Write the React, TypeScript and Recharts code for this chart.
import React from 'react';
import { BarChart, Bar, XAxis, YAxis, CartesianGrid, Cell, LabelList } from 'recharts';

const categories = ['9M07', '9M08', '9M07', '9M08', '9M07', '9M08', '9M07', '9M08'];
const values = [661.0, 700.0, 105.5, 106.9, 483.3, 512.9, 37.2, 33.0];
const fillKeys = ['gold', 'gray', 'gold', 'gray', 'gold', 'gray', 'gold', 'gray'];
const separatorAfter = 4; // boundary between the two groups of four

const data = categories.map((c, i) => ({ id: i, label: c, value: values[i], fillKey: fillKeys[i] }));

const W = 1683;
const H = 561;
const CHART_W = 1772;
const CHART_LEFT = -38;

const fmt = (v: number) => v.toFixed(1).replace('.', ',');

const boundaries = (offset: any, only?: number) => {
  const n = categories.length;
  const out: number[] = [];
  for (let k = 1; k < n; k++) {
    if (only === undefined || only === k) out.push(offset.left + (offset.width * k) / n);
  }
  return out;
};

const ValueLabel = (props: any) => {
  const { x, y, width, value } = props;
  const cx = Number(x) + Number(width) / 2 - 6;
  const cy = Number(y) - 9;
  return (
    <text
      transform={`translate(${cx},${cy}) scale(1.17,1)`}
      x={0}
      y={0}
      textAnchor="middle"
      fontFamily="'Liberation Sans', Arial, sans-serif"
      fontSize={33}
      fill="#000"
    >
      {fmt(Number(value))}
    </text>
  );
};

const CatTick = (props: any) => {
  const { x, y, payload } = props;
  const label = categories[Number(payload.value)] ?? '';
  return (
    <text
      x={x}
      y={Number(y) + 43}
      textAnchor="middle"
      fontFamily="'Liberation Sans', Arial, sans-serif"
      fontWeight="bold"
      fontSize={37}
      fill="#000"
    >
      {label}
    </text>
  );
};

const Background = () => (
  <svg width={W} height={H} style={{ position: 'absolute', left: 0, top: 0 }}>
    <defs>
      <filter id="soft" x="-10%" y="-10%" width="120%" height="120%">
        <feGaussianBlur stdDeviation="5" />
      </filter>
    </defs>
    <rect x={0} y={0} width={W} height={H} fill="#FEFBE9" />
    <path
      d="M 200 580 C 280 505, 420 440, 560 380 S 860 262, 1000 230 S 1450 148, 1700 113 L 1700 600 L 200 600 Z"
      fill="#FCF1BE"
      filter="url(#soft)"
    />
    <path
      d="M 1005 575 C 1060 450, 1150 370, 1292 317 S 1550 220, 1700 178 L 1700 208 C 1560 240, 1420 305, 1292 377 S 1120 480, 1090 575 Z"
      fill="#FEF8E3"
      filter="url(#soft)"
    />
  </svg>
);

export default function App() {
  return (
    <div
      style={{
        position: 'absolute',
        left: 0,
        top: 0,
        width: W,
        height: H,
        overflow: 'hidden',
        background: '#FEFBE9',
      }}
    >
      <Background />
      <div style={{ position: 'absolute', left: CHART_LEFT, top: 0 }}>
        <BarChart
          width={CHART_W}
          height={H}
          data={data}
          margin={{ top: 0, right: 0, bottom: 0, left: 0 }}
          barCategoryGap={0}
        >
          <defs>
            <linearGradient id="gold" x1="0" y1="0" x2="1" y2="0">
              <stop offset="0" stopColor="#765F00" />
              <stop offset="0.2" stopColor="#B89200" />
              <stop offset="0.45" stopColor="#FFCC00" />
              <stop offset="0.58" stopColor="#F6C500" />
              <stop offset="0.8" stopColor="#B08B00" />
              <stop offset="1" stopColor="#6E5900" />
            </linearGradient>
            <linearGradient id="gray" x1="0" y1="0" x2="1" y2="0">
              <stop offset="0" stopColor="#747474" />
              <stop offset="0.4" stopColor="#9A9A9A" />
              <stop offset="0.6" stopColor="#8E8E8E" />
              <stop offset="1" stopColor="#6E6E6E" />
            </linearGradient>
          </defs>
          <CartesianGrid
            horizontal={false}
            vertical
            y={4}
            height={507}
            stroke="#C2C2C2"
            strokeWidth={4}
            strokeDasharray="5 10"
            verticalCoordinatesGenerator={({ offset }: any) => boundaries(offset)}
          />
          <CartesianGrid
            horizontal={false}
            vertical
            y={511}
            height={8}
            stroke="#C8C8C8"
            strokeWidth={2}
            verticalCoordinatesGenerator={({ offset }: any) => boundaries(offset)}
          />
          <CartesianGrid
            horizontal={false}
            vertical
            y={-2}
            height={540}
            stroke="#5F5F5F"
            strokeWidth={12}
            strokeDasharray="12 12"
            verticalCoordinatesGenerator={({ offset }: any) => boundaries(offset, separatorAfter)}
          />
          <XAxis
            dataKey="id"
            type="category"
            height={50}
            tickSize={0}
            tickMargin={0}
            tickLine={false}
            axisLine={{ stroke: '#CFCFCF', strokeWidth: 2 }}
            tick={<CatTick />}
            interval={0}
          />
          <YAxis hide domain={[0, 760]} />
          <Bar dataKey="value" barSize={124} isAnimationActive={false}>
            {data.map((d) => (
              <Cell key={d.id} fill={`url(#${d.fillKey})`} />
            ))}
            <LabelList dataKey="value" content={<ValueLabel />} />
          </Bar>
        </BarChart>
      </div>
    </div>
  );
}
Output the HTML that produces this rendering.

+++

STATED GOAL -> Which lines above hold the word "this"? Copy each of them.

SOLUTION TO THE EXERCISE ->
Write the React, TypeScript and Recharts code for this chart.
Output the HTML that produces this rendering.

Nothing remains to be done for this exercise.